A practical examining rocks in hand specimen and by microscopy of thin sections. The practical has two elements:

(i) A directed-study assignment to introduce material and techniques in preparation for the practical. This will be made available via the VLE a week prior to the practical.

(ii) The practical (7 h) involving the study of rocks in hand specimens and by optical mineralogy, culminating in exercises tackling petrological problems.

Site Visit (BJK/KEHP/RED): A day visit to examine geological exposures

Assessment

Task	Length	% of module mark
Essay/coursework Group Exercise	N/A	20
Online Exam -less than 24hrs (Centrally scheduled) Dynamic Earth: Origins, Evolution, Biogeochemistry & Climate	5 hours	80

Special assessment rules

Non-reassessable

Additional assessment information

"Biomolecular Archaeology" will be assessed through continuous assessment via production of a wiki website, which will include 1×1h workshop to introduce the field trip and wiki assessment. The wikis become editable on Tuesday week 9 Spring term with the deadline on Tuesday week 2 Summer term and the peer evaluation deadline on Tuesday week 3 Summer term.

The other topics are covered by closed examination; students answer two compulsory questions.

Reassessment

Task	Length	% of module mark
Online Exam -less than 24hrs (Centrally scheduled) Dynamic Earth: Origins, Evolution, Biogeochemistry & Climate	5 hours	80

Module feedback

Students will receive feedback on their performance in the workshops. They will receive verbal feedback on their progress in the formative workshops, which support lectures, and on the practical and field trip.

For assessed wiki website creation: Students receive formative feedback on their draft websites through a drop-in session. The anonymous peer-evaluation results are provided to students within 2 weeks of their submission deadline. The staff feedback and mark for the wiki websites will be marked within a 4-week deadline.

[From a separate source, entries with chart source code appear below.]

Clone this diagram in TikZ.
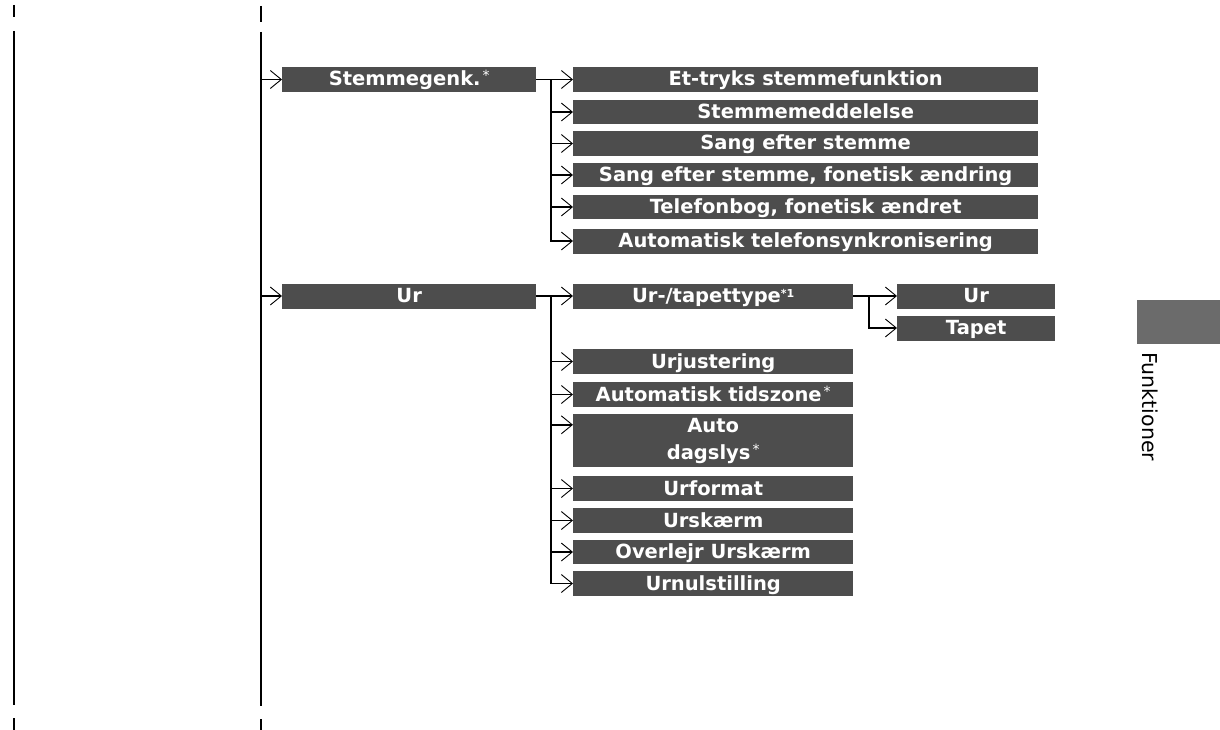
\documentclass[tikz,border=0pt]{standalone}
\usepackage{fontspec}
\setmainfont{DejaVu Sans}
\usetikzlibrary{arrows.meta,calc}
\definecolor{boxgray}{HTML}{4D4D4D}
\definecolor{tabgray}{HTML}{6B6B6B}
\newcommand{\starmark}{\hspace{2pt}\raisebox{5pt}{\fontsize{14}{14}\mdseries\selectfont *}}
\newcommand{\starone}{\raisebox{5.5pt}{\fontsize{11}{11}\selectfont *1}}
\begin{document}
\begin{tikzpicture}[x=1pt,y=-1pt,
  base/.style={fill=boxgray,text=white,font=\bfseries\fontsize{19.5}{27}\selectfont,anchor=west,inner sep=0pt,minimum height=25pt,align=center},
  box/.style={base,text height=15pt,text depth=2pt},
  lvl1/.style={box,minimum width=254pt},
  lvlS/.style={box,minimum width=465pt},
  lvlU/.style={box,minimum width=280pt},
  lvlT/.style={box,minimum width=158pt},
  arr/.style={-{Straight Barb[length=11pt,width=18pt,line width=0.9pt]},line width=1.5pt},
  ln/.style={line width=1.5pt,line cap=rect},
  spine/.style={line width=2pt}]
\useasboundingbox (0,0) rectangle (1220,730);
% crop marks
\draw[spine] (14,5) -- (14,17);
\draw[spine] (261,6) -- (261,22);
\draw[spine] (14,718) -- (14,730);
\draw[spine] (261,719) -- (261,730);
% spines
\coordinate (lp) at (14,31);
\coordinate (lpe) at (14,705);
\coordinate (sp) at (261,32);
\coordinate (spe) at (261,706);
\draw[spine] (lp) -- (lpe);
\draw[spine] (sp) -- (spe);
% level 1
\node[lvl1] (st) at (282,79.5) {Stemmegenk.\starmark};
\node[lvl1] (ur) at (282,296) {Ur};
% stemme children
\node[lvlS] (s1) at (573,79.5) {Et-tryks stemmefunktion};
\node[lvlS,minimum height=24pt] (s2) at (573,112) {Stemmemeddelelse};
\node[lvlS] (s3) at (573,143.5) {Sang efter stemme};
\node[lvlS,minimum height=24pt] (s4) at (573,175) {Sang efter stemme, fonetisk ændring};
\node[lvlS,minimum height=24pt] (s5) at (573,207) {Telefonbog, fonetisk ændret};
\node[lvlS] (s6) at (573,241) {Automatisk telefonsynkronisering};
% ur children
\node[lvlU] (u1) at (573,296) {Ur-/tapettype\starone};
\node[lvlT] (ua) at (897,296) {Ur};
\node[lvlT] (ub) at (897,328) {Tapet};
\node[lvlU] (u2) at (573,361.5) {Urjustering};
\node[lvlU] (u3) at (573,394.5) {Automatisk tidszone\starmark};
\node[base,minimum width=280pt,minimum height=53pt] (u4) at (573,440.5) {Auto\\dagslys\starmark};
\node[lvlU] (u5) at (573,488.5) {Urformat};
\node[lvlU] (u6) at (573,520.5) {Urskærm};
\node[lvlU,minimum height=24pt] (u7) at (573,552) {Overlejr Urskærm};
\node[lvlU] (u8) at (573,583.5) {Urnulstilling};
% tab
\node[fill=tabgray,minimum width=83pt,minimum height=44pt,anchor=north west,inner sep=0pt] (tab) at (1137,300) {};
\node[rotate=-90,anchor=west,inner sep=0pt,font=\fontsize{20.5}{20.5}\selectfont] (fk) at (1150,352) {Funktioner};
% connectors level 1
\draw[arr] (sp |- st.west) -- (st.west);
\draw[arr] (sp |- ur.west) -- (ur.west);
% stemme branch
\coordinate (bs) at (551,0);
\draw[arr] (st.east) -- (s1.west);
\draw[ln] (bs |- st.east) -- (bs |- s6.west);
\foreach \n in {s2,s3,s4,s5,s6} \draw[arr] (bs |- \n.west) -- (\n.west);
% ur branch
\draw[arr] (ur.east) -- (u1.west);
\draw[ln] (bs |- ur.east) -- (bs |- u8.west);
\foreach \n in {u2,u3,u5,u6,u7,u8} \draw[arr] (bs |- \n.west) -- (\n.west);
\draw[arr] ($(bs |- u4.north)+(0,11)$) -- ($(u4.north west)+(0,11)$);
% tapet branch
\coordinate (bt) at (869,0);
\draw[arr] (u1.east) -- (ua.west);
\draw[ln] (bt |- u1.east) -- (bt |- ub.west);
\draw[arr] (bt |- ub.west) -- (ub.west);
\end{tikzpicture}
\end{document}
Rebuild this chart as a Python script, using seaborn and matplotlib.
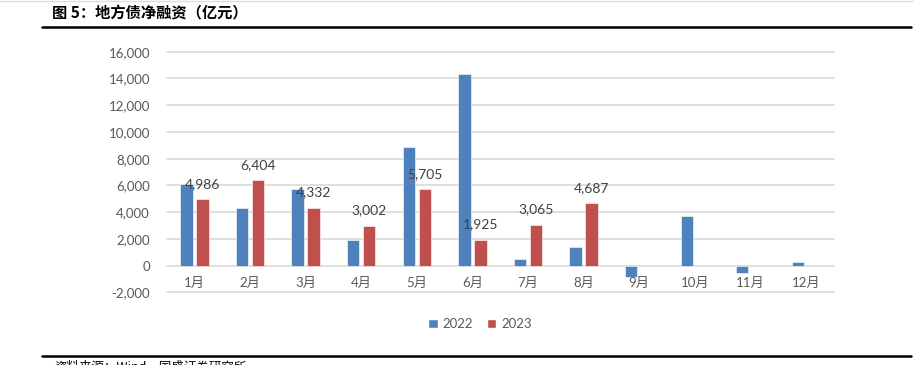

The closed examinations held in the Summer term are marked typically within 4 weeks with mark slips (with per-question break-down) being returned to students via supervisors in week 10 of the Summer Term. Outline answers are made available via the Chemistry web pages when the students receive their marks, so that they can assess their own detailed progress/achievement. The examiners’ reports for each question are made available to the students via the Chemistry web pages.

Indicative reading

To be provided by individual tutors.